From: Andrew Phelps <math_anxiety@yahoo.com>

Subject: Re: [withholdapadues] APA Presidential Priorities

To: withholdapadues@yahoogroups.com

Date: Friday, March 5, 2010, 5:21 AM

 

Tuv:

I don't generally disagree with you, but here I don't think you have this quite right.

On Thu, 3/4/10, Tuv wrote:

IMO, "Positive Psychology" was created to be a cover for some of the torture psychologists. Of course there are many psychologists who have become involved with it that have nothing to do with torture or interrogations, but Seligman and friends found a way to cover their reputations in something shiny and innocent.

I think "Positive Psychology" was created because of an honest recognition that "Learned Helplessness" was having a negative social impact.  The exact interpretation of the calculation of Mr. Seligman is no doubt a matter of interest.

That is, historical interest as a "case study."

My sense is that for Seligman, redirection of his work to "positive psychology" was in effect a kind of naive social advocacy.  He neglected to engage the wide usage this approach has in justifying behavior management in mental health service delivery, and he created what is a patently phony kind of social advocacy.

A psychologist friend of mine teaches positive psychology to mental health "client/survivors."  He teaches it [a] to help them overcome the "learned helplessness" of the mental health system and [b] so they will EXPLAIN TO HIM how a positive path for "client/survivors" might be constructed. His background is in "labor studies" and he is an organizational psychologist and long-time community college psychology instructor.

In other words you need to do a deeper analysis there. The application of "ego psychology" is insufficient, as the issues relate to socialization of being.

Reminds me how much MKULTRA mind control psychology experiments were hidden behind the front of the "Human Ecology" Foundation.

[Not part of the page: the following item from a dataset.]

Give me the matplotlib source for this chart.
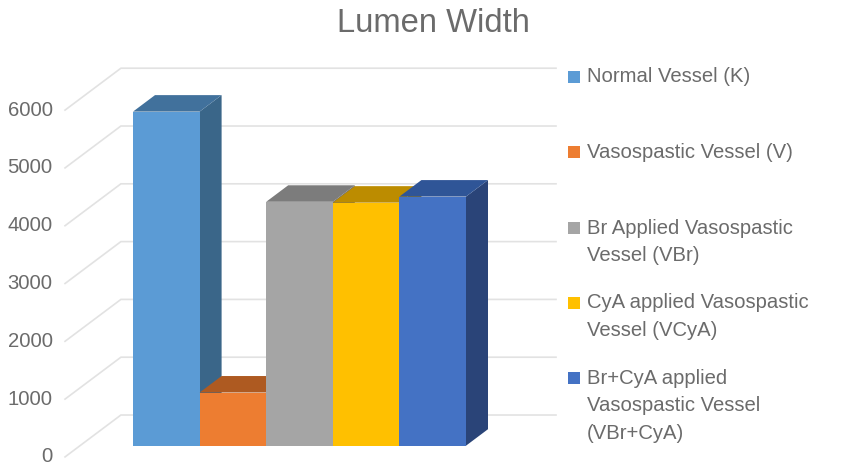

The deeper psychology here is related to Zimbardo's concept of "heroism."  Should we create "heroes" in the Larry James style, by free-swinging moral manipulation as MKULTRA represented, using the residual dog-torture logic of "learned helplessness" in "appropriate" ways? Should we "sanitize" the way we create those role models, by attitude management, as Zimbardo advocates?

Or should we take a "labor" point of view and recognize that promoting dog torture and/or basement abuse dynamics is wrong?